Task | Scan the entries below. List each line with "this".

## START Working data

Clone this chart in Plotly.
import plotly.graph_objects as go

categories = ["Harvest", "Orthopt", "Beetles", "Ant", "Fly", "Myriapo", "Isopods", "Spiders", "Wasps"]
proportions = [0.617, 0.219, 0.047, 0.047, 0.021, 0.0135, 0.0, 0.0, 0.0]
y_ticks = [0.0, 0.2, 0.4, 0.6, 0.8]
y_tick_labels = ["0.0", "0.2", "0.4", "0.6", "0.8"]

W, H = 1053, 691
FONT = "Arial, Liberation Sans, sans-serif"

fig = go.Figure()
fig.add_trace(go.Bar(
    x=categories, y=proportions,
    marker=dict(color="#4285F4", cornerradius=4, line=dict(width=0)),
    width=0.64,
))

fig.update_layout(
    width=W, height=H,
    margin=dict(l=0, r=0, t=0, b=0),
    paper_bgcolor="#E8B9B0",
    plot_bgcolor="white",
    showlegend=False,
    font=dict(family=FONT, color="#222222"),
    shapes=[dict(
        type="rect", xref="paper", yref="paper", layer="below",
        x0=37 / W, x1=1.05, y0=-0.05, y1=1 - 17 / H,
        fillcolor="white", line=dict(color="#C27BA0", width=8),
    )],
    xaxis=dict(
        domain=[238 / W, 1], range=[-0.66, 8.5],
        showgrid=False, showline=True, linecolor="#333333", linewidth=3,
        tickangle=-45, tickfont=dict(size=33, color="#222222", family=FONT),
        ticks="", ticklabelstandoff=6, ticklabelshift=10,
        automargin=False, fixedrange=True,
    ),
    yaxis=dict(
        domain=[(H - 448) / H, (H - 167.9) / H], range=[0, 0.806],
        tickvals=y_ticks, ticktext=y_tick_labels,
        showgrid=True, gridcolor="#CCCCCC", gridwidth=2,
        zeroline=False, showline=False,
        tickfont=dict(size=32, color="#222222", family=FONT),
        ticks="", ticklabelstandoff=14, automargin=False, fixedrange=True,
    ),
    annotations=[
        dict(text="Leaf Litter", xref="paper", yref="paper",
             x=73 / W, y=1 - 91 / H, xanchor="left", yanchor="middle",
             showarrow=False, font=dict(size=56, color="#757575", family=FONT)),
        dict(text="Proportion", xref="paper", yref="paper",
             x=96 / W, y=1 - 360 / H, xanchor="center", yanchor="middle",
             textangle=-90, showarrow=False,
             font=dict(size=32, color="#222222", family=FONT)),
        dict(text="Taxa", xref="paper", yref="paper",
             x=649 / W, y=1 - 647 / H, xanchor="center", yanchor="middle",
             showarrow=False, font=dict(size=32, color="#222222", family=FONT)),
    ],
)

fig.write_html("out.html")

## END Working data
## START Working data

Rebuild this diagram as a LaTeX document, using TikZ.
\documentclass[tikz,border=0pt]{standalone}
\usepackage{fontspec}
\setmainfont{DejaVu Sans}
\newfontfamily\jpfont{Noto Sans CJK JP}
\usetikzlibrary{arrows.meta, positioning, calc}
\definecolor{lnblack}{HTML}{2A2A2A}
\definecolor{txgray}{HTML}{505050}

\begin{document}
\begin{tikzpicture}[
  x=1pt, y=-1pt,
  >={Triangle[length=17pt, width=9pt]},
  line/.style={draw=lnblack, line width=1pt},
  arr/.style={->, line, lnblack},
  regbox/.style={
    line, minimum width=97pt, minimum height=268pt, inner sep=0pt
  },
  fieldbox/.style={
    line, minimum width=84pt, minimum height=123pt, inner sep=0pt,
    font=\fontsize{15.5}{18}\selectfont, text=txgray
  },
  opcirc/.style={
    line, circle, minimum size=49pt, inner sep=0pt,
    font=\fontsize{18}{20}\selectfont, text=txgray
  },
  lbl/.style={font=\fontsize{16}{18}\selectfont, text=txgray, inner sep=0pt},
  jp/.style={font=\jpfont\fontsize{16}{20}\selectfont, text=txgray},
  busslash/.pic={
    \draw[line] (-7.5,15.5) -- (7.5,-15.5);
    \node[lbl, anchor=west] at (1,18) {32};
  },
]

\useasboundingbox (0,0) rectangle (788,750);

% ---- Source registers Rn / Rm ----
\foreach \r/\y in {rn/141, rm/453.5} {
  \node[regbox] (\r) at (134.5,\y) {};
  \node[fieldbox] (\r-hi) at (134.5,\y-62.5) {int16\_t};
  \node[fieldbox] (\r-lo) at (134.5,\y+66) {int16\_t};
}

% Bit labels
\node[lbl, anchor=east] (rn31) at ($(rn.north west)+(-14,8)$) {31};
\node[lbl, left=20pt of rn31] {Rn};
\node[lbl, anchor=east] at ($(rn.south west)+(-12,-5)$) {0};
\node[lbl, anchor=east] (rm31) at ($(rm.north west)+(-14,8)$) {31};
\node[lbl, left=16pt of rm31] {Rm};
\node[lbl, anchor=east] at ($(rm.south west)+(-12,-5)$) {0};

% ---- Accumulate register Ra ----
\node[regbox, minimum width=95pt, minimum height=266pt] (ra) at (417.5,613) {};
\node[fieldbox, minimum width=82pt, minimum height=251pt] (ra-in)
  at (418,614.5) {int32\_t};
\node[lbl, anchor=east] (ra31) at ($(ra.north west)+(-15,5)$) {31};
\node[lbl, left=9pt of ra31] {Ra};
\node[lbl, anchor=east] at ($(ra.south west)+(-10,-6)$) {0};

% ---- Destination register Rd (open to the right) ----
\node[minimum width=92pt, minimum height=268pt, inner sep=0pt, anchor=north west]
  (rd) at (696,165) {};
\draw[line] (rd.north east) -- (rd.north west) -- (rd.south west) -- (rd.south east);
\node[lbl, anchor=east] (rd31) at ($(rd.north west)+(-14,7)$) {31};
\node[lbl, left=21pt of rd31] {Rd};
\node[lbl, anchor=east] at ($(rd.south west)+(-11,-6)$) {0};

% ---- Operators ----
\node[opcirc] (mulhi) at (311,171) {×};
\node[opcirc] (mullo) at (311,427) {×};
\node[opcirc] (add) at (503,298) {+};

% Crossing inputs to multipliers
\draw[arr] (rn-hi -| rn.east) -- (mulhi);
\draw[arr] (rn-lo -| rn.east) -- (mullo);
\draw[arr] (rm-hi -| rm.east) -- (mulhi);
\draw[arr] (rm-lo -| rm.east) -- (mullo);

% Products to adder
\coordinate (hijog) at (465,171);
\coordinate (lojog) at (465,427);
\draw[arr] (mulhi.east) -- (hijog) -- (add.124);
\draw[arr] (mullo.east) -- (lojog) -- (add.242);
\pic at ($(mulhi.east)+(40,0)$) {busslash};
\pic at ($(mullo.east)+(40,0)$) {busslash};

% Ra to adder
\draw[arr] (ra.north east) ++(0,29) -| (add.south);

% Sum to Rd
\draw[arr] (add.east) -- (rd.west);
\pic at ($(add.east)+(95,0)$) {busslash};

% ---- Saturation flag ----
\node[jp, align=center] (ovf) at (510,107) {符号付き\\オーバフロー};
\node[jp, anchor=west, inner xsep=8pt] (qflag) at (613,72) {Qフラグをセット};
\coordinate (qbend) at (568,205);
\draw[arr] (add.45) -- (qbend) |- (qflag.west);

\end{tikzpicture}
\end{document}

## END Working data

Expected answer |
Clone this chart in Plotly.
Rebuild this diagram as a LaTeX document, using TikZ.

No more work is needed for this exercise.